## Start GIVEN INFORMATION

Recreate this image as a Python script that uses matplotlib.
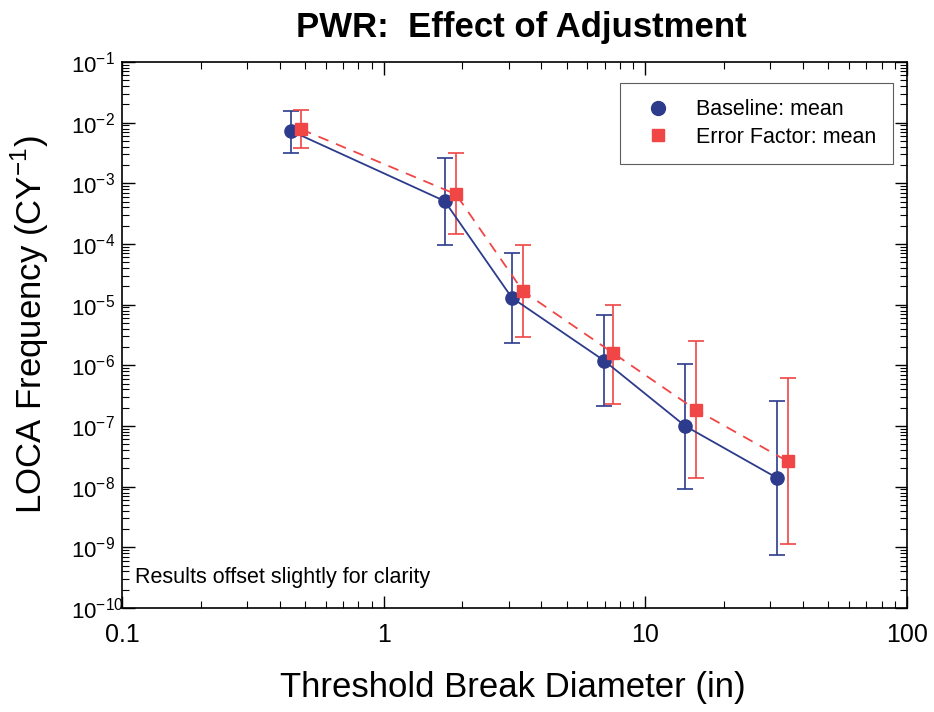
import matplotlib
matplotlib.use("Agg")
import matplotlib.pyplot as plt
from matplotlib.lines import Line2D
from matplotlib.ticker import LogLocator, FixedLocator, FixedFormatter, NullFormatter, FuncFormatter
import math

plt.rcParams['font.family'] = ['Liberation Sans', 'DejaVu Sans']

# Baseline
base_x = [0.443, 1.71, 3.09, 6.95, 14.2, 31.8]
base_y = [7.3e-3, 5.1e-4, 1.3e-5, 1.2e-6, 1.0e-7, 1.4e-8]
base_hi = [1.55e-2, 2.6e-3, 7.2e-5, 6.8e-6, 1.05e-6, 2.6e-7]
base_lo = [3.2e-3, 9.5e-5, 2.3e-6, 2.1e-7, 9.3e-9, 7.6e-10]

# Error Factor
err_x = [0.483, 1.89, 3.41, 7.52, 15.6, 35.1]
err_y = [7.8e-3, 6.6e-4, 1.66e-5, 1.6e-6, 1.85e-7, 2.6e-8]
err_hi = [1.6e-2, 3.2e-3, 9.5e-5, 9.8e-6, 2.5e-6, 6.3e-7]
err_lo = [3.8e-3, 1.45e-4, 2.9e-6, 2.3e-7, 1.4e-8, 1.15e-9]

x_ticks = [0.1, 1, 10, 100]
x_ticklabels = ['0.1', '1', '10', '100']

blue = '#2c3b8c'
red = '#f04646'

fig = plt.figure(figsize=(9.34, 7.12), dpi=100)
ax = fig.add_axes([122/934, 1 - 608/712, 785/934, 546/712])

def yerr(y, lo, hi):
    return [[a - b for a, b in zip(y, lo)], [b - a for a, b in zip(y, hi)]]

ax.errorbar(base_x, base_y, yerr=yerr(base_y, base_lo, base_hi), color=blue,
            marker='o', markersize=9.5, lw=1.3, capsize=6, elinewidth=1.2,
            capthick=1.2, linestyle='-', zorder=3)
ax.errorbar(err_x, err_y, yerr=yerr(err_y, err_lo, err_hi), color=red,
            marker='s', markersize=9, lw=1.3, capsize=6, elinewidth=1.2,
            capthick=1.2, linestyle=(0, (6, 4.5)), zorder=3)

ax.set_xscale('log')
ax.set_yscale('log')
ax.set_xlim(0.1, 100)
ax.set_ylim(1e-10, 1e-1)

ax.xaxis.set_major_locator(FixedLocator(x_ticks))
ax.xaxis.set_major_formatter(FixedFormatter(x_ticklabels))
ax.xaxis.set_minor_locator(LogLocator(base=10, subs=range(2, 10)))
ax.xaxis.set_minor_formatter(NullFormatter())
ax.yaxis.set_major_locator(LogLocator(base=10, numticks=20))
ax.yaxis.set_minor_locator(LogLocator(base=10, subs=range(2, 10), numticks=20))
ax.yaxis.set_minor_formatter(NullFormatter())

def yfmt(v, pos):
    e = int(round(math.log10(v)))
    return '10$^{\\mathregular{%d}}$' % e
ax.yaxis.set_major_formatter(FuncFormatter(yfmt))

ax.tick_params(which='both', direction='in', top=True, right=True)
ax.tick_params(which='major', length=9, width=1)
ax.tick_params(which='minor', length=5, width=0.8)
ax.tick_params(axis='x', labelsize=18, pad=11)
ax.tick_params(axis='y', labelsize=16, pad=37)
for lab in ax.get_yticklabels():
    lab.set_horizontalalignment('left')
for s in ax.spines.values():
    s.set_linewidth(1.2)

fig.text(521/934, 1 - 28/712, 'PWR:  Effect of Adjustment', fontsize=25,
         fontweight='bold', ha='center', va='center')
ax.set_xlabel('Threshold Break Diameter (in)', fontsize=25)
ax.xaxis.set_label_coords((513 - 122) / 785, -(688 - 608) / 546)
ax.xaxis.label.set_va('center')
ax.set_ylabel('LOCA Frequency (CY$^{\\mathregular{-1}}$)', fontsize=25)
ax.yaxis.set_label_coords(-(122 - 30) / 785, (608 - 325) / 546)
ax.yaxis.label.set_va('center')

ax.text((135 - 122) / 785, (608 - 578) / 546, 'Results offset slightly for clarity',
        transform=ax.transAxes, fontsize=15.5, ha='left', va='center')

handles = [Line2D([], [], color=blue, marker='o', markersize=10, linestyle='none'),
           Line2D([], [], color=red, marker='s', markersize=9, linestyle='none')]
leg = ax.legend(handles, ['Baseline: mean', 'Error Factor: mean'],
                loc='upper right', bbox_to_anchor=(0.982, 0.9615), fontsize=15.5,
                frameon=True, fancybox=False, edgecolor='#333333', borderpad=0.75,
                handlelength=2.0, handletextpad=0.8, labelspacing=0.3,
                borderaxespad=0)
leg.get_frame().set_linewidth(0.8)

fig.savefig('out.png', dpi=100)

## End GIVEN INFORMATION

* EXERCISE: Set the lines above down again, word for word, from the first through the one containing "return [[a - b"; pictures excluded.

* REPLY TO THE TASK:
Recreate this image as a Python script that uses matplotlib.
import matplotlib
matplotlib.use("Agg")
import matplotlib.pyplot as plt
from matplotlib.lines import Line2D
from matplotlib.ticker import LogLocator, FixedLocator, FixedFormatter, NullFormatter, FuncFormatter
import math

plt.rcParams['font.family'] = ['Liberation Sans', 'DejaVu Sans']

# Baseline
base_x = [0.443, 1.71, 3.09, 6.95, 14.2, 31.8]
base_y = [7.3e-3, 5.1e-4, 1.3e-5, 1.2e-6, 1.0e-7, 1.4e-8]
base_hi = [1.55e-2, 2.6e-3, 7.2e-5, 6.8e-6, 1.05e-6, 2.6e-7]
base_lo = [3.2e-3, 9.5e-5, 2.3e-6, 2.1e-7, 9.3e-9, 7.6e-10]

# Error Factor
err_x = [0.483, 1.89, 3.41, 7.52, 15.6, 35.1]
err_y = [7.8e-3, 6.6e-4, 1.66e-5, 1.6e-6, 1.85e-7, 2.6e-8]
err_hi = [1.6e-2, 3.2e-3, 9.5e-5, 9.8e-6, 2.5e-6, 6.3e-7]
err_lo = [3.8e-3, 1.45e-4, 2.9e-6, 2.3e-7, 1.4e-8, 1.15e-9]

x_ticks = [0.1, 1, 10, 100]
x_ticklabels = ['0.1', '1', '10', '100']

blue = '#2c3b8c'
red = '#f04646'

fig = plt.figure(figsize=(9.34, 7.12), dpi=100)
ax = fig.add_axes([122/934, 1 - 608/712, 785/934, 546/712])

def yerr(y, lo, hi):
    return [[a - b for a, b in zip(y, lo)], [b - a for a, b in zip(y, hi)]]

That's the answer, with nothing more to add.